START Recorded information

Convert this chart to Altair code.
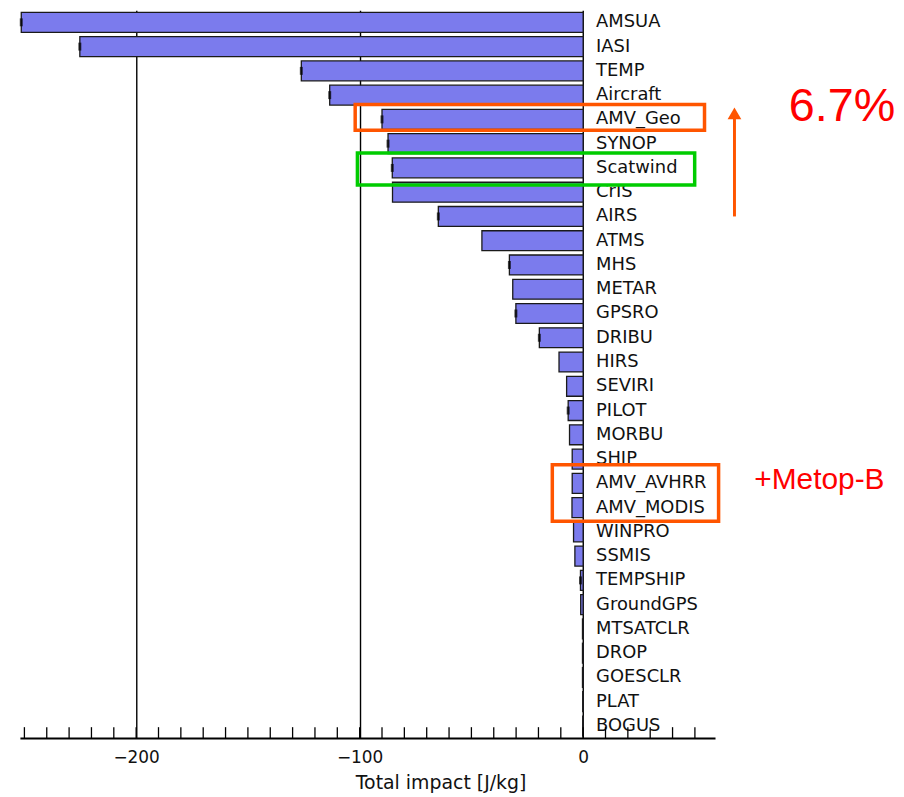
import altair as alt
import pandas as pd

# ---- data ----
names = ["AMSUA", "IASI", "TEMP", "Aircraft", "AMV_Geo", "SYNOP", "Scatwind", "CrIS",
         "AIRS", "ATMS", "MHS", "METAR", "GPSRO", "DRIBU", "HIRS", "SEVIRI", "PILOT",
         "MORBU", "SHIP", "AMV_AVHRR", "AMV_MODIS", "WINPRO", "SSMIS", "TEMPSHIP",
         "GroundGPS", "MTSATCLR", "DROP", "GOESCLR", "PLAT", "BOGUS"]
impact = [-251.4, -225.2, -126.1, -113.4, -90.0, -87.3, -85.4, -85.3,
          -64.8, -45.3, -33.0, -31.5, -30.1, -19.6, -10.8, -7.4, -6.7,
          -6.1, -4.9, -4.9, -5.0, -4.3, -3.7, -1.2,
          -1.1, -0.3, -0.3, -0.3, -0.2, -0.2]
has_err = [1, 1, 1, 1, 1, 1, 1, 0,
           1, 0, 1, 0, 1, 1, 0, 0, 1,
           0, 0, 0, 0, 0, 0, 1,
           0, 0, 0, 0, 0, 0]
major_ticks = [-200, -100, 0]
minor_ticks = [-250, -240, -230, -220, -210, -200, -190, -180, -170, -160, -150,
               -140, -130, -120, -110, -100, -90, -80, -70, -60, -50, -40, -30,
               -20, -10, 0, 10, 20, 30, 40, 50]

# annotation boxes (x in J/kg, y in row units from top)
box_x1 = [-102.0, -101.0, -13.8]
box_x2 = [54.3, 49.9, 60.6]
box_y1 = [3.89, 5.89, 18.73]
box_y2 = [4.95, 7.20, 21.06]
box_col = ["#FF5500", "#00CC00", "#FF5500"]

arrow_x = [67.7]
arrow_y_tail = [8.5]
arrow_y_head = [4.25]

note_text = ["6.7%", "+Metop-B"]
note_x = [92.0, 76.6]
note_y = [4.0, 19.38]
note_size = [47, 30]

W, H = 699, 732
ORANGE = "#FF5500"

df = pd.DataFrame({"name": names, "impact": impact, "err": has_err})
boxes = pd.DataFrame({"x1": box_x1, "x2": box_x2, "y1": box_y1, "y2": box_y2, "c": box_col})
arrow = pd.DataFrame({"x": arrow_x, "y": arrow_y_tail, "y2": arrow_y_head})
notes = pd.DataFrame({"x": note_x, "y": note_y, "t": note_text, "s": note_size})
ticks = pd.DataFrame({"t": minor_ticks})

xs = alt.Scale(domain=[-252, 59], nice=False, zero=False)
ys = alt.Scale(domain=names, paddingInner=0.18, paddingOuter=0.09)
rows = alt.Scale(domain=[0, 30], reverse=True, nice=False, zero=False)

Y = alt.Y("name:N", sort=names, scale=ys, axis=None)

x_axis = alt.Axis(values=major_ticks, grid=True, gridColor="black", gridWidth=1.4,
                  gridOpacity=1, ticks=False, domainColor="black", domainWidth=2,
                  labelFont="DejaVu Sans", labelFontSize=17, labelColor="#111",
                  labelPadding=12, title="Total impact [J/kg]",
                  titleFont="DejaVu Sans", titleFontSize=19, titleFontWeight="normal",
                  titleColor="#111", titleX=423, titleY=51, titleBaseline="alphabetic",
                  titleAlign="center")

base = alt.Chart(df)

bars = base.mark_bar(color="#7B7BED", stroke="#1a1a1a", strokeWidth=1.3).encode(
    x=alt.X("impact:Q", scale=xs, axis=x_axis),
    x2=alt.datum(0),
    y=Y,
)

errs = base.transform_filter(alt.datum.err == 1).mark_tick(
    color="black", thickness=3, size=8).encode(
    x=alt.X("impact:Q", scale=xs), y=Y)

labels = base.mark_text(align="left", baseline="middle", dx=13, font="DejaVu Sans",
                        fontSize=18, color="#111").encode(
    x=alt.datum(0, scale=xs), y=Y, text="name:N")

minor = alt.Chart(ticks).mark_rule(color="black", strokeWidth=1.3).encode(
    x=alt.X("t:Q", scale=xs), y=alt.value(H - 11), y2=alt.value(H))

box_layer = alt.Chart(boxes).mark_rect(filled=False, strokeWidth=3.5).encode(
    x=alt.X("x1:Q", scale=xs), x2="x2:Q",
    y=alt.Y("y1:Q", scale=rows, axis=None), y2="y2:Q",
    stroke=alt.Stroke("c:N", scale=None))

arrow_line = alt.Chart(arrow).mark_rule(color=ORANGE, strokeWidth=3).encode(
    x=alt.X("x:Q", scale=xs), y=alt.Y("y:Q", scale=rows, axis=None), y2="y2:Q")

arrow_head = alt.Chart(arrow).mark_point(shape="triangle-up", filled=True, size=190,
                                         color=ORANGE, opacity=1).encode(
    x=alt.X("x:Q", scale=xs), y=alt.Y("y2:Q", scale=rows, axis=None))

note_layer = alt.Chart(notes).mark_text(align="left", baseline="middle",
                                         font="Liberation Sans", color="#FF0000").encode(
    x=alt.X("x:Q", scale=xs), y=alt.Y("y:Q", scale=rows, axis=None),
    text="t:N", size=alt.Size("s:Q", scale=None))

chart = alt.layer(bars, errs, labels, minor, box_layer, arrow_line, arrow_head,
                  note_layer).resolve_scale(y="independent").properties(
    width=W, height=H, background="white",
    padding={"left": 11, "top": 0, "right": 0, "bottom": 0},
).configure_view(stroke=None)

chart.save("out.html", embed_options={"renderer": "svg", "actions": False})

END Recorded information

- The exercise -
In the data above, please extract the lines from the first one through the line with "import pandas as pd", exactly, and keep pictures out.

- Answer to this exercise -
Convert this chart to Altair code.
import altair as alt
import pandas as pd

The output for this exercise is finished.